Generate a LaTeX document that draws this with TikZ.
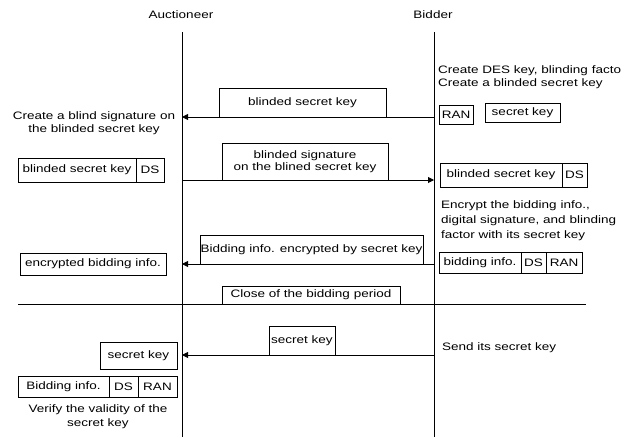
\documentclass[tikz,border=0pt]{standalone}
\usepackage{fontspec}
\setmainfont{Liberation Sans}[FakeStretch=1.25]
\usetikzlibrary{arrows.meta}

\begin{document}
\begin{tikzpicture}[x=1pt, y=-1pt,
    txt/.style={inner sep=0pt, font=\fontsize{10.8}{14}\selectfont},
    cell/.style={draw, line width=0.9pt, inner sep=0pt, fill=white,
                 font=\fontsize{10.8}{13}\selectfont},
    life/.style={line width=0.9pt},
    msg/.style={line width=0.9pt, -{Triangle[length=6pt,width=6pt]}},
  ]
  \useasboundingbox (0,0) rectangle (624,437);

  % participants and lifelines
  \node[txt] (auct) at (181,15) {Auctioneer};
  \node[txt] (bidd) at (433,15) {Bidder};
  \coordinate (aTop) at (182,32);
  \coordinate (aBot) at (182,437);
  \coordinate (bTop) at (434,32);
  \coordinate (bBot) at (434,437);
  \draw[life] (aTop) -- (aBot);
  \draw[life] (bTop) -- (bBot);

  % message end points on the lifelines
  \coordinate (b1) at (434,117); \coordinate (a1) at (182,117);
  \coordinate (a2) at (182,180); \coordinate (b2) at (434,180);
  \coordinate (b3) at (434,264); \coordinate (a3) at (182,264);
  \coordinate (b4) at (434,355); \coordinate (a4) at (182,355);

  % separator at the close of the bidding period
  \coordinate (sepL) at (18,304);
  \coordinate (sepR) at (586,304);
  \draw[life] (sepL) -- (sepR);

  % messages
  \draw[msg] (b1) -- (a1);
  \draw[msg] (a2) -- (b2);
  \draw[msg] (b3) -- (a3);
  \draw[msg] (b4) -- (a4);

  % message labels
  \node[cell, minimum width=167, minimum height=29] (m1) at (302.5,102.5) {blinded secret key};
  \node[cell, minimum width=166, minimum height=37, align=center,
        font=\fontsize{10.8}{12.5}\selectfont] (m2) at (305,161.5)
        {blinded signature\\on the blined secret key};
  \node[cell, minimum width=223, minimum height=29] (m3) at (311.5,249.5) {Bidding info. encrypted by secret key};
  \node[cell, minimum width=178, minimum height=18] (close) at (311,295) {Close of the bidding period};
  \node[cell, minimum width=66, minimum height=29] (m4) at (302,340.5) {secret key};

  % bidder side
  \node[txt, anchor=west, align=left, font=\fontsize{10.8}{13}\selectfont] (desTxt) at (438,77.5)
        {Create DES key, blinding facto\\Create a blinded secret key};
  \node[cell, minimum width=34, minimum height=19] (ran1) at (456,114.5) {RAN};
  \node[cell, minimum width=75, minimum height=19] (sk1) at (522.5,113) {secret key};

  \node[cell, minimum width=122, minimum height=24] (r1a) at (501,175) {blinded secret key};
  \node[cell, minimum width=25, minimum height=24] (r1b) at (574.5,175) {DS};

  \node[txt, anchor=west, align=left, font=\fontsize{10.8}{15}\selectfont] (encTxt) at (441,221)
        {Encrypt the bidding info.,\\digital signature, and blinding\\factor with its secret key};

  \node[cell, minimum width=82, minimum height=21] (r2a) at (480,262.5) {bidding info.};
  \node[cell, minimum width=25, minimum height=21] (r2b) at (533.5,262.5) {DS};
  \node[cell, minimum width=36, minimum height=21] (r2c) at (564,262.5) {RAN};

  \node[txt, anchor=west] (sendTxt) at (442,348) {Send its secret key};

  % auctioneer side
  \node[txt, align=center, font=\fontsize{10.8}{13}\selectfont] (blindTxt) at (94,123.5)
        {Create a blind signature on\\the blinded secret key};

  \node[cell, minimum width=118, minimum height=24] (l1a) at (77,170) {blinded secret key};
  \node[cell, minimum width=28, minimum height=24] (l1b) at (150,170) {DS};

  \node[cell, minimum width=146, minimum height=22] (l2) at (93,264) {encrypted bidding info.};

  \node[cell, minimum width=77, minimum height=27] (l3) at (138.5,355.5) {secret key};

  \node[cell, minimum width=91, minimum height=21] (l4a) at (63.5,386.5) {Bidding info.};
  \node[cell, minimum width=29, minimum height=21] (l4b) at (123.5,386.5) {DS};
  \node[cell, minimum width=39, minimum height=21] (l4c) at (157.5,386.5) {RAN};

  \node[txt, align=center, font=\fontsize{10.8}{14}\selectfont] (verTxt) at (98,417)
        {Verify the validity of the\\secret key};
\end{tikzpicture}
\end{document}
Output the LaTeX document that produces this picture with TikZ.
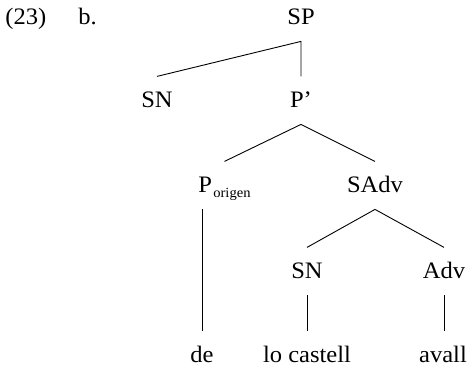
\documentclass[tikz,border=0pt]{standalone}
\usepackage{fontspec}
\setmainfont{Liberation Serif}[FakeStretch=1.04]
\begin{document}
\begin{tikzpicture}[x=0.5pt,y=-0.5pt,
  lbl/.style={anchor=base, font=\fontsize{11.8}{14}\selectfont, text height=7.6pt, text depth=0pt, inner ysep=8pt, inner xsep=0pt},
  edge/.style={line width=0.45pt}]
\useasboundingbox (0,0) rectangle (470,367);
\node[lbl, anchor=base west] (num) at (5,25) {(23)};
\node[lbl, anchor=base west] (sub) at (78,25) {b.};
\node[lbl] (sp) at (301,25) {SP};
\node[lbl] (sn1) at (157,108) {SN};
\node[lbl] (pbar) at (301,108) {P’};
\node[lbl] (porig) at (224.5,193) {P\kern0.6pt\raisebox{-2.5pt}{\fontsize{7}{8}\selectfont origen}};
\node[lbl] (sadv) at (375,193) {SAdv};
\node[lbl] (sn2) at (307,279) {SN};
\node[lbl] (adv) at (444,279) {Adv};
\node[lbl] (de) at (202,363) {de};
\node[lbl] (lc) at (307,363) {lo castell};
\node[lbl] (avall) at (443,363) {avall};
\draw[edge] (sn1.north) -- (sp.south) -- (pbar.north);
\draw[edge] (porig.north) -- (pbar.south) -- (sadv.north);
\draw[edge] (porig.south -| de.north) -- (de.north);
\draw[edge] (sn2.north) -- (sadv.south) -- (adv.north);
\draw[edge] (sn2.south) -- (lc.north);
\draw[edge] (adv.south) -- (adv.south |- avall.north);
\end{tikzpicture}
\end{document}
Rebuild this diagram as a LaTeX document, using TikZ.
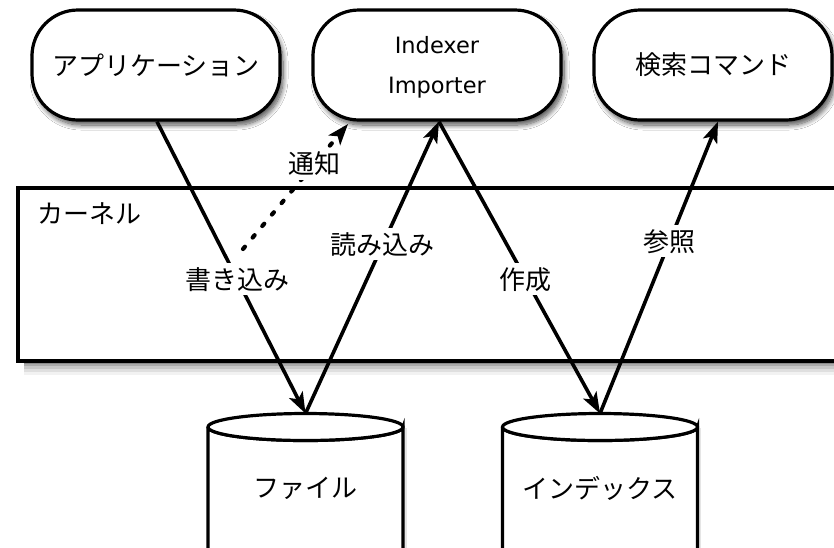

________________________________________

§ **SET PROBLEM**
Pictures are excluded; output everything else in the data verbatim.

§ **OUTPUT OF THE TASK**
Generate a LaTeX document that draws this with TikZ.
\documentclass[tikz,border=0pt]{standalone}
\usepackage{fontspec}
\setmainfont{Liberation Sans}[FakeStretch=1.25]
\usetikzlibrary{arrows.meta}

\begin{document}
\begin{tikzpicture}[x=1pt, y=-1pt,
    txt/.style={inner sep=0pt, font=\fontsize{10.8}{14}\selectfont},
    cell/.style={draw, line width=0.9pt, inner sep=0pt, fill=white,
                 font=\fontsize{10.8}{13}\selectfont},
    life/.style={line width=0.9pt},
    msg/.style={line width=0.9pt, -{Triangle[length=6pt,width=6pt]}},
  ]
  \useasboundingbox (0,0) rectangle (624,437);

  % participants and lifelines
  \node[txt] (auct) at (181,15) {Auctioneer};
  \node[txt] (bidd) at (433,15) {Bidder};
  \coordinate (aTop) at (182,32);
  \coordinate (aBot) at (182,437);
  \coordinate (bTop) at (434,32);
  \coordinate (bBot) at (434,437);
  \draw[life] (aTop) -- (aBot);
  \draw[life] (bTop) -- (bBot);

  % message end points on the lifelines
  \coordinate (b1) at (434,117); \coordinate (a1) at (182,117);
  \coordinate (a2) at (182,180); \coordinate (b2) at (434,180);
  \coordinate (b3) at (434,264); \coordinate (a3) at (182,264);
  \coordinate (b4) at (434,355); \coordinate (a4) at (182,355);

  % separator at the close of the bidding period
  \coordinate (sepL) at (18,304);
  \coordinate (sepR) at (586,304);
  \draw[life] (sepL) -- (sepR);

  % messages
  \draw[msg] (b1) -- (a1);
  \draw[msg] (a2) -- (b2);
  \draw[msg] (b3) -- (a3);
  \draw[msg] (b4) -- (a4);

  % message labels
  \node[cell, minimum width=167, minimum height=29] (m1) at (302.5,102.5) {blinded secret key};
  \node[cell, minimum width=166, minimum height=37, align=center,
        font=\fontsize{10.8}{12.5}\selectfont] (m2) at (305,161.5)
        {blinded signature\\on the blined secret key};
  \node[cell, minimum width=223, minimum height=29] (m3) at (311.5,249.5) {Bidding info. encrypted by secret key};
  \node[cell, minimum width=178, minimum height=18] (close) at (311,295) {Close of the bidding period};
  \node[cell, minimum width=66, minimum height=29] (m4) at (302,340.5) {secret key};

  % bidder side
  \node[txt, anchor=west, align=left, font=\fontsize{10.8}{13}\selectfont] (desTxt) at (438,77.5)
        {Create DES key, blinding facto\\Create a blinded secret key};
  \node[cell, minimum width=34, minimum height=19] (ran1) at (456,114.5) {RAN};
  \node[cell, minimum width=75, minimum height=19] (sk1) at (522.5,113) {secret key};

  \node[cell, minimum width=122, minimum height=24] (r1a) at (501,175) {blinded secret key};
  \node[cell, minimum width=25, minimum height=24] (r1b) at (574.5,175) {DS};

  \node[txt, anchor=west, align=left, font=\fontsize{10.8}{15}\selectfont] (encTxt) at (441,221)
        {Encrypt the bidding info.,\\digital signature, and blinding\\factor with its secret key};

  \node[cell, minimum width=82, minimum height=21] (r2a) at (480,262.5) {bidding info.};
  \node[cell, minimum width=25, minimum height=21] (r2b) at (533.5,262.5) {DS};
  \node[cell, minimum width=36, minimum height=21] (r2c) at (564,262.5) {RAN};

  \node[txt, anchor=west] (sendTxt) at (442,348) {Send its secret key};

  % auctioneer side
  \node[txt, align=center, font=\fontsize{10.8}{13}\selectfont] (blindTxt) at (94,123.5)
        {Create a blind signature on\\the blinded secret key};

  \node[cell, minimum width=118, minimum height=24] (l1a) at (77,170) {blinded secret key};
  \node[cell, minimum width=28, minimum height=24] (l1b) at (150,170) {DS};

  \node[cell, minimum width=146, minimum height=22] (l2) at (93,264) {encrypted bidding info.};

  \node[cell, minimum width=77, minimum height=27] (l3) at (138.5,355.5) {secret key};

  \node[cell, minimum width=91, minimum height=21] (l4a) at (63.5,386.5) {Bidding info.};
  \node[cell, minimum width=29, minimum height=21] (l4b) at (123.5,386.5) {DS};
  \node[cell, minimum width=39, minimum height=21] (l4c) at (157.5,386.5) {RAN};

  \node[txt, align=center, font=\fontsize{10.8}{14}\selectfont] (verTxt) at (98,417)
        {Verify the validity of the\\secret key};
\end{tikzpicture}
\end{document}
Output the LaTeX document that produces this picture with TikZ.
\documentclass[tikz,border=0pt]{standalone}
\usepackage{fontspec}
\setmainfont{Liberation Serif}[FakeStretch=1.04]
\begin{document}
\begin{tikzpicture}[x=0.5pt,y=-0.5pt,
  lbl/.style={anchor=base, font=\fontsize{11.8}{14}\selectfont, text height=7.6pt, text depth=0pt, inner ysep=8pt, inner xsep=0pt},
  edge/.style={line width=0.45pt}]
\useasboundingbox (0,0) rectangle (470,367);
\node[lbl, anchor=base west] (num) at (5,25) {(23)};
\node[lbl, anchor=base west] (sub) at (78,25) {b.};
\node[lbl] (sp) at (301,25) {SP};
\node[lbl] (sn1) at (157,108) {SN};
\node[lbl] (pbar) at (301,108) {P’};
\node[lbl] (porig) at (224.5,193) {P\kern0.6pt\raisebox{-2.5pt}{\fontsize{7}{8}\selectfont origen}};
\node[lbl] (sadv) at (375,193) {SAdv};
\node[lbl] (sn2) at (307,279) {SN};
\node[lbl] (adv) at (444,279) {Adv};
\node[lbl] (de) at (202,363) {de};
\node[lbl] (lc) at (307,363) {lo castell};
\node[lbl] (avall) at (443,363) {avall};
\draw[edge] (sn1.north) -- (sp.south) -- (pbar.north);
\draw[edge] (porig.north) -- (pbar.south) -- (sadv.north);
\draw[edge] (porig.south -| de.north) -- (de.north);
\draw[edge] (sn2.north) -- (sadv.south) -- (adv.north);
\draw[edge] (sn2.south) -- (lc.north);
\draw[edge] (adv.south) -- (adv.south |- avall.north);
\end{tikzpicture}
\end{document}
Rebuild this diagram as a LaTeX document, using TikZ.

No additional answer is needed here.